A collaboration between the Huron-Wendat Nation in Quebec, Canada, and Moment Factory, a Montreal-based design and entertainment projects studio, created Onhwa’Lumina, which uses lights and projected images, as well as recordings of Wendat singing and drumming, to tell the Nation’s stories.
The Nation’s leadership believed that telling the centuries-old story inside the traditional four walls of a museum was not the format to realistically communicate and experience their culture. Rather, they selected a setting located in a forested area, approximately 10 miles northeast of Quebec City. The immersive night walk exists along a 0.75-mile-long illuminated path. At each stop, the light projections appear to transform the forest into theatrical-style stage settings. The average amount of time spent along the trail is an hour or more, depending on the participants’ viewing time at the displays.
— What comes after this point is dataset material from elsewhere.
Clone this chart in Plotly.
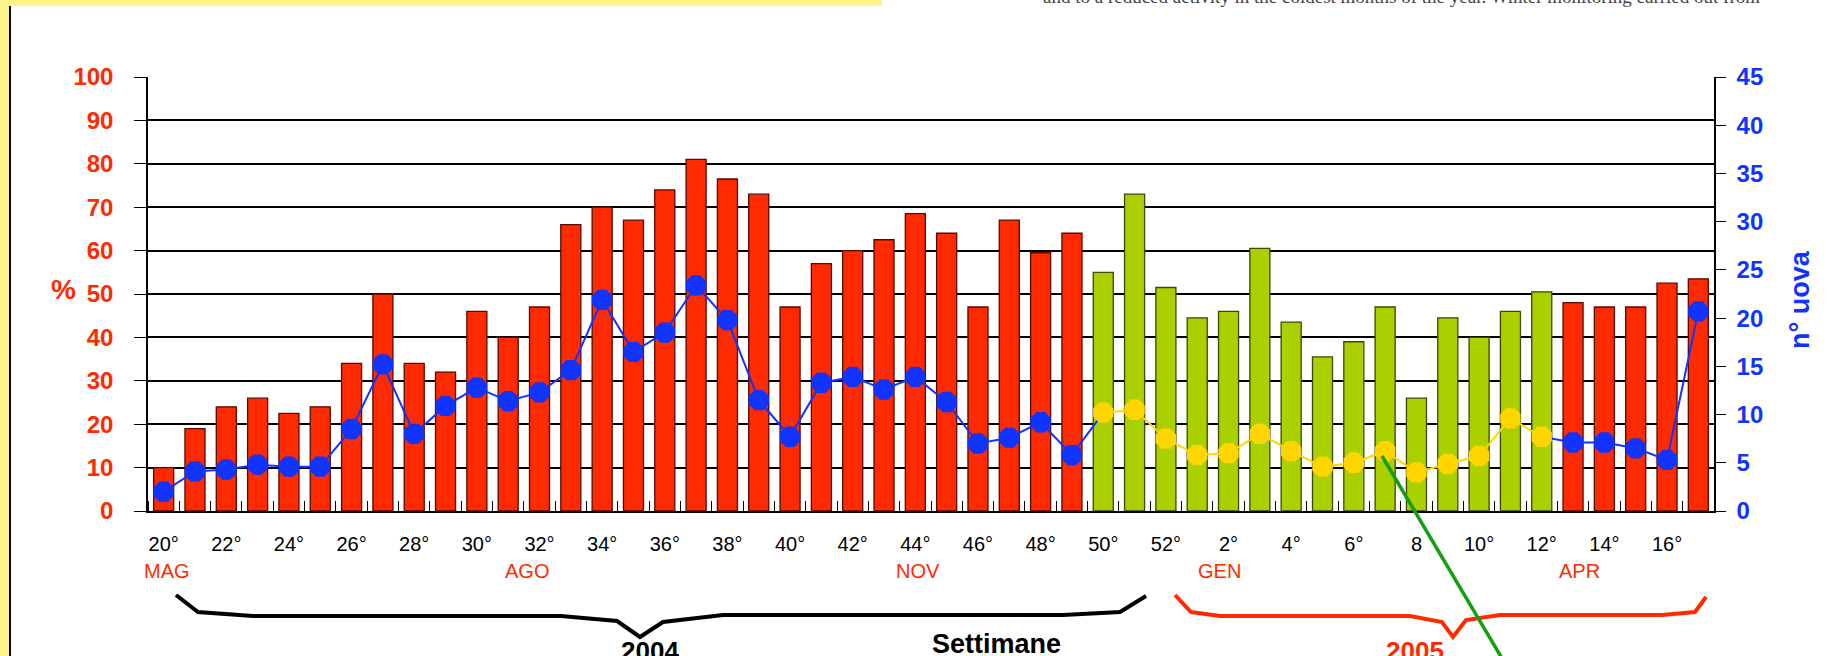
import plotly.graph_objects as go

# ---------------- data ----------------
weeks = list(range(20, 53)) + list(range(1, 18))          # 50 weekly categories (2004 wk20 .. 2005 wk17)
pct = [10, 19, 24, 26, 22.5, 24, 34, 50, 34, 32,
       46, 40, 47, 66, 70, 67, 74, 81, 76.5, 73,
       47, 57, 60, 62.5, 68.5, 64, 47, 67, 59.5, 64,
       55, 73, 51.5, 44.5, 46, 60.5, 43.5, 35.5, 39, 47,
       26, 44.5, 40, 46, 50.5, 48, 47, 47, 52.5, 53.5]
eggs = [2.0, 4.1, 4.3, 4.8, 4.6, 4.6, 8.5, 15.2, 8.0, 10.9,
        12.8, 11.4, 12.3, 14.6, 21.9, 16.5, 18.5, 23.4, 19.8, 11.5,
        7.7, 13.3, 13.9, 12.6, 13.9, 11.3, 7.0, 7.6, 9.2, 5.8,
        10.2, 10.5, 7.5, 5.8, 6.0, 8.0, 6.2, 4.6, 5.0, 6.2,
        4.0, 4.9, 5.7, 9.6, 7.7, 7.1, 7.1, 6.5, 5.3, 20.7]
winter = [False] * 30 + [True] * 15 + [False] * 5          # green bars / yellow points
tick_labels = ["20°", "22°", "24°", "26°", "28°", "30°", "32°", "34°", "36°", "38°",
               "40°", "42°", "44°", "46°", "48°", "50°", "52°",
               "2°", "4°", "6°", "8", "10°", "12°", "14°", "16°"]
months = ["MAG", "AGO", "NOV", "GEN", "APR"]
month_pos = [0.1, 11.6, 24.1, 33.7, 45.2]
years = ["2004", "2005"]

# ---------------- style ----------------
RED = "#FF2A00"
GREEN = "#AAD000"
BLUE = "#1133FF"
YELLOW = "#FFD500"
FONT = "Liberation Sans, Arial, sans-serif"

W, H = 1832, 656
L, R, T, B = 148, 1714, 77, 511            # plot-area pixel box


def px(x):
    return (x - L) / (R - L)


def py(y):
    return (B - y) / (B - T)


x = list(range(len(weeks)))

fig = go.Figure()

fig.add_trace(go.Bar(
    x=x, y=pct,
    marker=dict(color=[GREEN if w else RED for w in winter],
                line=dict(color=["#3d4800" if w else "#5a0800" for w in winter], width=1.3)),
    width=0.64, yaxis="y", showlegend=False))

keep_blue = [(not winter[i]) or (i > 0 and not winter[i - 1]) or (i < len(x) - 1 and not winter[i + 1])
             for i in x]
fig.add_trace(go.Scatter(
    x=x, y=[eggs[i] if keep_blue[i] else None for i in x], yaxis="y2",
    mode="lines", line=dict(color=BLUE, width=2), connectgaps=False, showlegend=False))
fig.add_trace(go.Scatter(
    x=x, y=[eggs[i] if winter[i] else None for i in x], yaxis="y2",
    mode="lines", line=dict(color=YELLOW, width=2), connectgaps=False, showlegend=False))
fig.add_trace(go.Scatter(
    x=x, y=eggs, yaxis="y2", mode="markers",
    marker=dict(size=22, symbol="octagon", color=[YELLOW if w else BLUE for w in winter],
                line=dict(width=0)),
    showlegend=False))

even_idx = [i for i in x if i % 2 == 0]

fig.update_layout(
    width=W, height=H, autosize=False,
    margin=dict(l=L, r=W - R, t=T, b=H - B, pad=0),
    paper_bgcolor="white", plot_bgcolor="white",
    bargap=0.36,
    font=dict(family=FONT),
    xaxis=dict(range=[-0.5, len(x) - 0.5], tickmode="array", tickvals=even_idx, ticktext=tick_labels,
               tickfont=dict(size=20, color="black"), ticks="", showgrid=False, zeroline=False,
               showline=True, linecolor="black", linewidth=2, mirror=False,
               ticklabelstandoff=14,
               minor=dict(tickmode="linear", tick0=-0.5, dtick=1, ticks="inside", ticklen=10,
                          tickcolor="black", tickwidth=1.3, showgrid=False)),
    yaxis=dict(range=[0, 100], dtick=10, tickfont=dict(size=24, color=RED, family=FONT),
               showgrid=True, gridcolor="black", gridwidth=1.5, zeroline=False,
               showline=True, linecolor="black", linewidth=1.5,
               ticks="outside", ticklen=12, tickcolor="black", tickwidth=1.3,
               ticklabelstandoff=16),
    yaxis2=dict(range=[0, 45], dtick=5, overlaying="y", side="right",
                tickfont=dict(size=24, color=BLUE, family=FONT), showgrid=False, zeroline=False,
                showline=True, linecolor="black", linewidth=1.5,
                ticks="outside", ticklen=10, tickcolor="black", tickwidth=1.3,
                ticklabelstandoff=6),
)

# bold tick labels
fig.update_yaxes(tickprefix="<b>", ticksuffix="</b>")

shapes = []
# yellow frame pieces (page background)
shapes.append(dict(type="rect", xref="paper", yref="paper", x0=px(0), x1=px(9), y0=py(H), y1=py(0),
                   fillcolor="#FFF48A", line=dict(width=0), layer="below"))
shapes.append(dict(type="rect", xref="paper", yref="paper", x0=px(0), x1=px(882), y0=py(6), y1=py(0),
                   fillcolor="#FFF48A", line=dict(width=0), layer="below"))
shapes.append(dict(type="line", xref="paper", yref="paper", x0=px(10), x1=px(10), y0=py(H), y1=py(6),
                   line=dict(color="black", width=2)))


def path(points):
    return "M " + " L ".join(f"{px(a):.5f},{py(b):.5f}" for a, b in points)


brace04 = [(176, 595), (198, 612), (253, 616), (561, 616), (617, 621), (640, 637), (663, 622),
           (723, 615), (1063, 615), (1120, 612), (1146, 596)]
brace05 = [(1175, 595), (1191, 612), (1220, 616), (1410, 616), (1442, 622), (1453, 637), (1466, 620),
           (1500, 615), (1662, 615), (1695, 612), (1706, 597)]
shapes.append(dict(type="path", xref="paper", yref="paper", path=path(brace04),
                   line=dict(color="black", width=4)))
shapes.append(dict(type="path", xref="paper", yref="paper", path=path(brace05),
                   line=dict(color=RED, width=4)))
# green pointer line overlaid on the page
shapes.append(dict(type="line", xref="paper", yref="paper", x0=px(1382), y0=py(456), x1=px(1503), y1=py(660),
                   line=dict(color="#10A010", width=3.5)))
fig.update_layout(shapes=shapes)

ann = []
for m, p in zip(months, month_pos):
    ann.append(dict(text=m, x=p, xref="x", y=py(571), yref="paper", showarrow=False,
                    font=dict(size=20, color=RED, family=FONT), xanchor="center", yanchor="middle"))
ann.append(dict(text="<b>%</b>", x=px(49), y=py(289), xref="paper", yref="paper", showarrow=False,
                font=dict(size=28, color=RED, family=FONT)))
ann.append(dict(text="<b>n° uova</b>", x=px(1800), y=py(300), xref="paper", yref="paper", showarrow=False,
                textangle=-90, xanchor="center", font=dict(size=27, color=BLUE, family=FONT)))
ann.append(dict(text="<b>Settimane</b>", x=px(996), y=py(627), xref="paper", yref="paper", showarrow=False,
                yanchor="top", font=dict(size=27, color="black", family=FONT)))
ann.append(dict(text=f"<b>{years[0]}</b>", x=px(619), y=py(634), xref="paper", yref="paper", showarrow=False,
                yanchor="top", font=dict(size=26, color="black", family=FONT)))
ann.append(dict(text=f"<b>{years[1]}</b>", x=px(1446), y=py(634), xref="paper", yref="paper", showarrow=False,
                yanchor="top", font=dict(size=26, color=RED, family=FONT)))
ann.append(dict(text="and to a reduced activity in the coldest months of the year. Winter monitoring carried out from",
                x=px(1762), y=py(-3), xref="paper", yref="paper", showarrow=False,
                xanchor="right", yanchor="middle",
                font=dict(size=19, color="#444444", family="Liberation Serif, Times New Roman, serif")))
fig.update_layout(annotations=ann)

fig.write_html("out.html", config={"displayModeBar": False},
               post_script="document.body.style.margin='0';document.body.style.overflow='hidden';")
“Onhwa” is the Huron-Wendat word for “now,” based on the native language’s collective meaning for the passage between the past, present, and future. It was opened in June through to the end of October, reopening at the end of December to attract visitors through Spring 2023.
Entrance to the site is through an illuminated arch of panels illustrating native patterns. There are seven distinct installations, each a spectacle of light and video with a unified original soundtrack, described as “vibrating with the energy of the land, with the sounds of wind, water, and animals.”